En somme, il s’agit de projeter la ville vers l’avenir en s’appuyant sur les traces tangibles de son histoire lisibles dans les sols. Nous n’inventons rien : nous révélons les potentialités du déjà-là, où les orientations émergent d’elles-mêmes, et où le plan-guide relève de l’évidence. 

 

Une politique urbaine ainsi fondée serait librement comprise et spontanément désirée par ses habitants, car naturellement favorable à leur bien-être et à leur qualité de vie dans le prolongement extérieur de leur logement. Le prisme patrimonial, comme vecteur de reviviscence, permettrait alors d’enclencher un processus de requalification suffisamment raisonné, pour que les générations futures soient en mesure de relever les défis qui les attendent en toute quiétude.

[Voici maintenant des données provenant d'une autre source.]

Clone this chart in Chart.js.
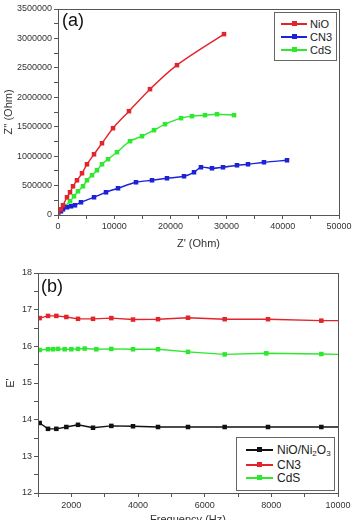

Enfin, le véritable combat serait de donner aux familles les moyens de réhabiliter leur propre bâti ancien, en recourant aux techniques traditionnelles et à des matériaux biosourcés. Car seule la main amoureuse d’un habitant peu fortuné aura la patience de faire du beau dans son logement. Il s’agit de réapprendre, de réacquérir et de transmettre les savoirs et les gestes de nos anciens. Depuis des millénaires, les humains produisent une architecture vernaculaire, savante et riche — une architecture sans architectes, façonnée par l’expérience, le climat, les ressources locales et la transmission orale. Redonner à chacun la capacité de participer à cette chaîne ininterrompue du bâti, c’est faire revivre une culture constructive profondément humaine, et ré-ancrer nos territoires dans une histoire sensible, partagée, et durable.